As retailers in Canada battle Ottawa over import duties, their U.S. counterparts are fighting to gain ground on a similar front.
This week, the U.S. House of Representatives passed a bill that renews a duty-free trade program that retailers say saves them – and ultimately consumers – millions of dollars a year. But the program, which has yet to get the nod from the Senate, doesn’t go far enough because it doesn’t cover the key categories of clothing and footwear, nor key markets of China and Vietnam, National Retail Federation officials say.
On both sides of the border, retailers are looking for a better model, even as Canadian retailers turn to the U.S. as an example of lower tariffs. On Thursday, Finance Minister Jim Flaherty said he will look into lowering duties here after expressing earlier this week his “irritation” over the high cost of consumer goods compared with prices south of the border, at a time when the loonie is above parity with the U.S. dollar.
Tariffs are just one factor in the difference in retail prices, which a survey in the spring found were 20 per cent higher in Canada than in the U.S. The issue became a flashpoint last month when the high-profile U.S. fashion retailer J. Crew opened its first store in Canada with prices that were 15 per cent higher than in the U.S. – and even steeper online, although the retailer quickly backed down and lowered its e-commerce rates.
Retailers and their suppliers blame each other for higher prices here, underlining the complexity of the issue in a country with a 10th of the population of the U.S. and, as a result, fewer efficiencies.
This week, the Finance Minister asked a Senate committee to study the price gap – a process that could run into the new year.
“Among other things, I’m responsible for tariffs and sometimes people in the retail business blame tariffs [for higher prices]so I want to see … what the facts are and I’m looking forward to the Senate committee getting to the facts,” Mr. Flaherty said. “We’ll take whatever steps we need to take. Part of it, quite frankly, is just making sure that the participants in the retail economy come clean about how they price.”
Diane Brisebois, president of the Retail Council of Canada, said she welcomes the probe and the opportunity to reduce tariffs, which on items such as imported fleece blankets and Halloween costumes are 18 per cent, compared with zero in the U.S. Other tariff differences aren’t as stark, and government officials say overall the rates are similar.
Ms. Brisebois said U.S. retailers have been successful in winning lower duties on some imports because they have fought harder for them, which her group is now aiming to do here. She said the matter is urgent because so many apparel and other products are sourced overseas and carry a tariff.

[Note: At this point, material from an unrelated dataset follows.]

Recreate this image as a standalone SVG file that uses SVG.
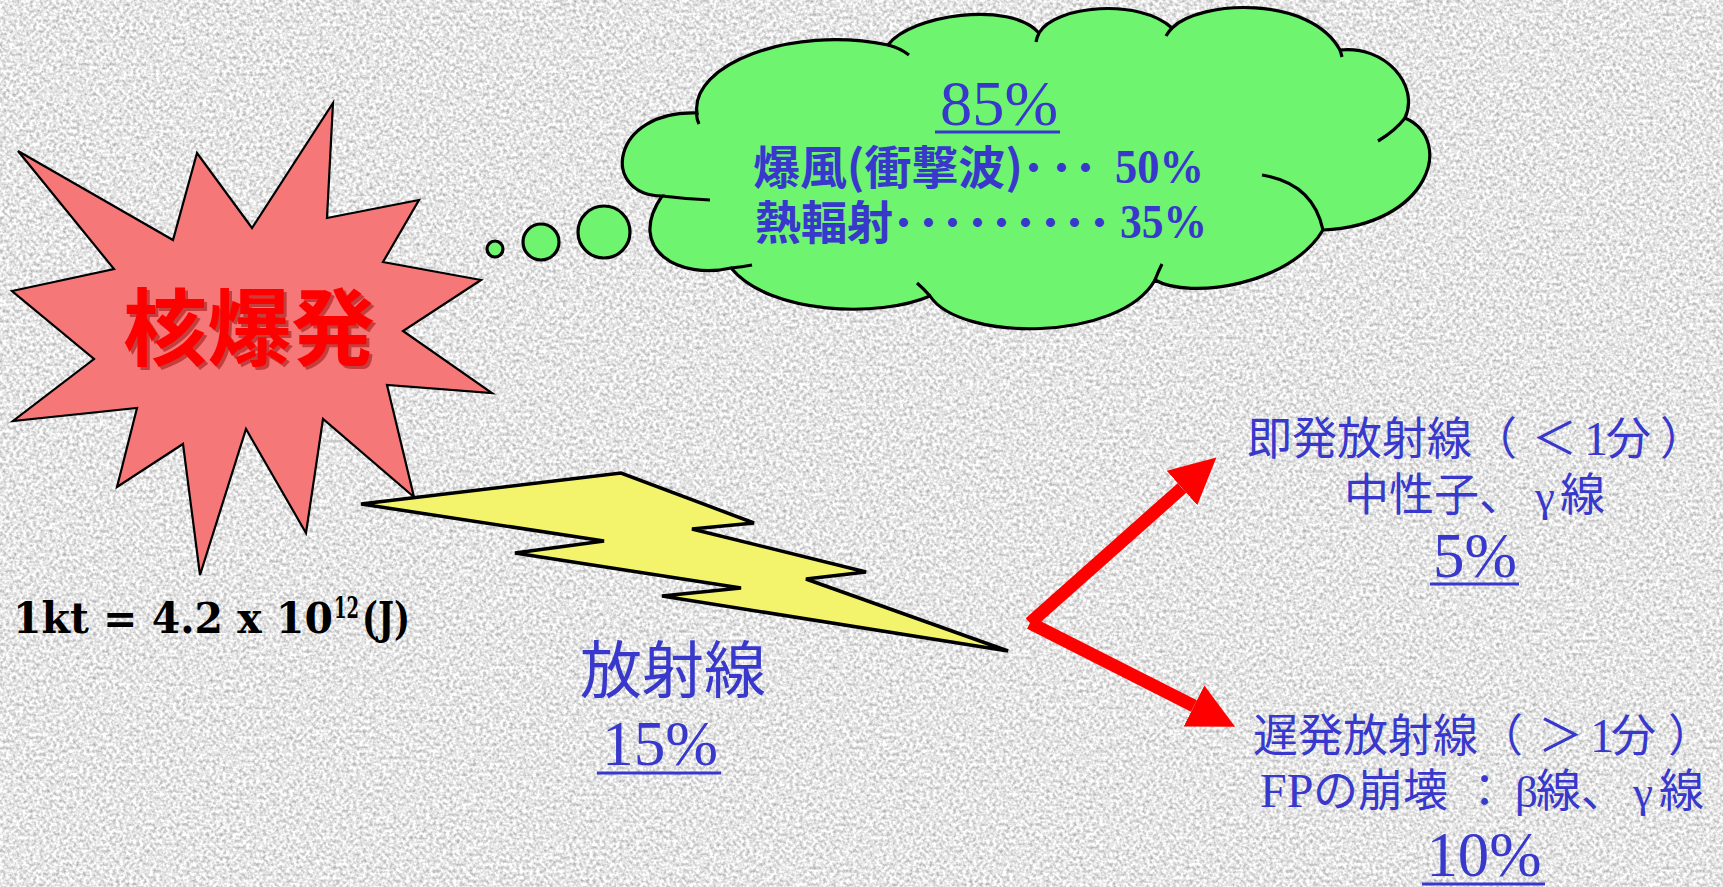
<svg xmlns="http://www.w3.org/2000/svg" width="1723" height="887" viewBox="0 0 1723 887">
  <defs>
    <filter id="grain" x="0" y="0" width="1" height="1" color-interpolation-filters="sRGB">
      <feTurbulence type="fractalNoise" baseFrequency="0.3" numOctaves="2" seed="7"/>
      <feColorMatrix type="matrix" values="0.6 0 0 0 0.6  0.6 0 0 0 0.6  0.6 0 0 0 0.6  0 0 0 0 1"/>
    </filter>
    <marker id="head" markerUnits="userSpaceOnUse" viewBox="0 -24 48 48" refX="0" refY="0" markerWidth="48" markerHeight="48" orient="auto">
      <path d="M0,-23 L46,0 L0,23 Z" fill="#ff0000"/>
    </marker>
    <style>
      .ol { stroke: #000; stroke-linejoin: miter; }
      .stub { fill: none; stroke: #000; stroke-width: 3.2; stroke-linecap: butt; }
      .jp { font-family: "Noto Sans CJK JP", "Noto Sans CJK SC", sans-serif; }
      .ser { font-family: "Liberation Serif", "Times New Roman", serif; }
      .blue { fill: #3838cc; }
      .ul { stroke: #3838cc; stroke-width: 3; }
      .arrow { fill: none; stroke: #ff0000; stroke-width: 13; stroke-linecap: butt; marker-end: url(#head); }
    </style>
  </defs>

  <!-- granite paper backdrop -->
  <rect x="0" y="0" width="1723" height="887" fill="#dedede"/>
  <rect x="0" y="0" width="1723" height="887" filter="url(#grain)"/>

  <!-- explosion burst -->
  <g id="explosion">
    <polygon class="ol" stroke-width="2.2" fill="#f57777"
      points="18,151 173,240 197,153 252,228 333,103 327,218 419,200 383,262 481,280 403,331 492,393 387,385 414,497 323,419 306,533 246,429 200,575 183,444 117,487 137,408 13,421 94,359 12,291 114,269"/>
    <text class="jp" x="252" y="362" font-size="84" font-weight="bold" text-anchor="middle" fill="#9a1010" fill-opacity="0.55">核爆発</text>
    <text class="jp" x="249" y="359" font-size="84" font-weight="bold" text-anchor="middle" fill="#ff0000">核爆発</text>
  </g>

  <!-- energy yield formula -->
  <g id="formula" font-family="DejaVu Serif, serif" font-weight="bold" fill="#000">
    <text x="13" y="633" font-size="43" textLength="320" lengthAdjust="spacingAndGlyphs">1kt = 4.2 x 10</text>
    <text x="334" y="618" font-size="29" textLength="25" lengthAdjust="spacingAndGlyphs">12</text>
    <text x="362" y="634" font-size="44" textLength="48" lengthAdjust="spacingAndGlyphs">(J)</text>
  </g>

  <!-- blast / heat cloud with thought bubbles -->
  <g id="blast-heat">
    <circle class="ol" cx="495" cy="249" r="8" fill="#6ef46e" stroke-width="3.2"/>
    <circle class="ol" cx="541" cy="242" r="18" fill="#6ef46e" stroke-width="3.2"/>
    <circle class="ol" cx="604" cy="232" r="26" fill="#6ef46e" stroke-width="3.2"/>
    <path class="ol" fill="#6ef46e" stroke-width="3.2"
      d="M697,113 C690,65 790,25 888,45 C910,15 1010,0 1039,33 C1055,5 1140,-2 1172,28 C1200,0 1310,-5 1340,50 C1385,45 1420,85 1405,118 C1455,140 1430,225 1323,230 C1290,285 1190,300 1155,280 C1120,342 960,342 930,296 C880,318 770,315 731,268 C680,280 625,250 662,196 C600,195 610,110 697,113 Z"/>
    <path class="stub" d="M697,113 Q696,118 699,124 M888,45 Q900,48 909,55 M1039,33 Q1037,37 1036,42 M1172,28 Q1169,31 1166,36 M1340,50 Q1341,53 1342,57 M1405,118 Q1395,131 1378,141 M1323,230 Q1313,183 1262,175 M1155,280 Q1158,272 1162,264 M930,296 Q924,289 917,283 M731,268 Q742,267 752,265 M662,196 Q686,199 710,200"/>

    <text class="ser blue" x="999" y="125" font-size="64" text-anchor="middle" textLength="118" lengthAdjust="spacingAndGlyphs">85%</text>
    <line class="ul" x1="935" y1="132" x2="1060" y2="132"/>

    <text class="jp blue" x="753" y="184" font-size="46" font-weight="bold" textLength="270" lengthAdjust="spacingAndGlyphs">爆風(衝撃波)</text>
    <text class="jp blue" y="184" font-size="46" font-weight="bold" x="1022 1050 1074">･･･</text>
    <text class="ser blue" x="1115" y="183" font-size="48" font-weight="bold" textLength="89" lengthAdjust="spacingAndGlyphs">50%</text>

    <text class="jp blue" x="755" y="239" font-size="46" font-weight="bold">熱輻射</text>
    <text class="jp blue" y="239" font-size="46" font-weight="bold" x="892 917 941 966 990 1014 1039 1063 1088">･････････</text>
    <text class="ser blue" x="1120" y="238" font-size="48" font-weight="bold" textLength="87" lengthAdjust="spacingAndGlyphs">35%</text>
  </g>

  <!-- radiation bolt -->
  <g id="radiation">
    <polygon class="ol" stroke-width="3.5" fill="#f4f46c"
      points="361,504 621,473 754,523 692,529 866,572 806,579 1008,651 662,596 741,588 515,553 604,541"/>
    <text class="jp blue" x="580" y="693" font-size="62">放射線</text>
    <text class="ser blue" x="660" y="765" font-size="64" text-anchor="middle" textLength="116" lengthAdjust="spacingAndGlyphs">15%</text>
    <line class="ul" x1="597" y1="773" x2="721" y2="773"/>
  </g>

  <!-- branching arrows -->
  <g id="connectors">
    <line class="arrow" x1="1030" y1="623" x2="1182" y2="488"/>
    <line class="arrow" x1="1030" y1="623" x2="1194" y2="706"/>
  </g>

  <!-- prompt radiation -->
  <g id="prompt-radiation" class="blue" font-size="45">
    <text class="jp" y="455"><tspan x="1247">即発放射線（</tspan><tspan x="1532">＜</tspan><tspan class="ser" x="1584" font-size="48">1</tspan><tspan x="1606">分</tspan><tspan x="1660">）</tspan></text>
    <text class="jp" y="511"><tspan x="1344">中性子、</tspan><tspan class="ser" x="1535">γ</tspan><tspan x="1560">線</tspan></text>
    <text class="ser" x="1475" y="577" font-size="64" text-anchor="middle" textLength="84" lengthAdjust="spacingAndGlyphs">5%</text>
    <line class="ul" x1="1430" y1="584" x2="1519" y2="584"/>
  </g>

  <!-- delayed radiation -->
  <g id="delayed-radiation" class="blue" font-size="45">
    <text class="jp" y="752"><tspan x="1253">遅発放射線（</tspan><tspan x="1538">＞</tspan><tspan class="ser" x="1590" font-size="48">1</tspan><tspan x="1611">分</tspan><tspan x="1668">）</tspan></text>
    <text class="jp" y="807"><tspan class="ser" x="1260" font-size="48">FP</tspan><tspan x="1313">の崩壊</tspan><tspan x="1462">：</tspan><tspan class="ser" x="1515">β</tspan><tspan x="1536">線、</tspan><tspan class="ser" x="1633">γ</tspan><tspan x="1659">線</tspan></text>
    <text class="ser" x="1484" y="876" font-size="64" text-anchor="middle" textLength="115" lengthAdjust="spacingAndGlyphs">10%</text>
    <line class="ul" x1="1422" y1="884" x2="1545" y2="884"/>
  </g>
</svg>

Still, a Department of Finance official countered that Canada already has a duty-free trade program for importing goods from developing countries, similar to the one being renewed in the U.S.. He said more than 90 per cent of all Canadian imports are duty-free and, overall, Canada’s import tariffs are much the same as those in the U.S.
Apart from higher tariffs, retailers in Canada complain that their multinational suppliers charge them up to 40 per cent higher on wholesale prices compared with their U.S. counterparts; suppliers say major retailers charge them stocking fees for placing their products on store shelves that are higher than those of U.S. merchants.
And the U.S. tariffs aren’t necessarily the best model for retailers here. Erik Autor, a vice-president with the National Retail Federation in Washington, said the U.S. duty-free import bill has shortfalls.
The federation backed the program although it doesn’t cover two key categories – footwear and apparel – nor products coming from China and Vietnam. A similar program in Europe encompasses those areas, and would be an even better scheme to emulate – in the U.S. and Canada, he said.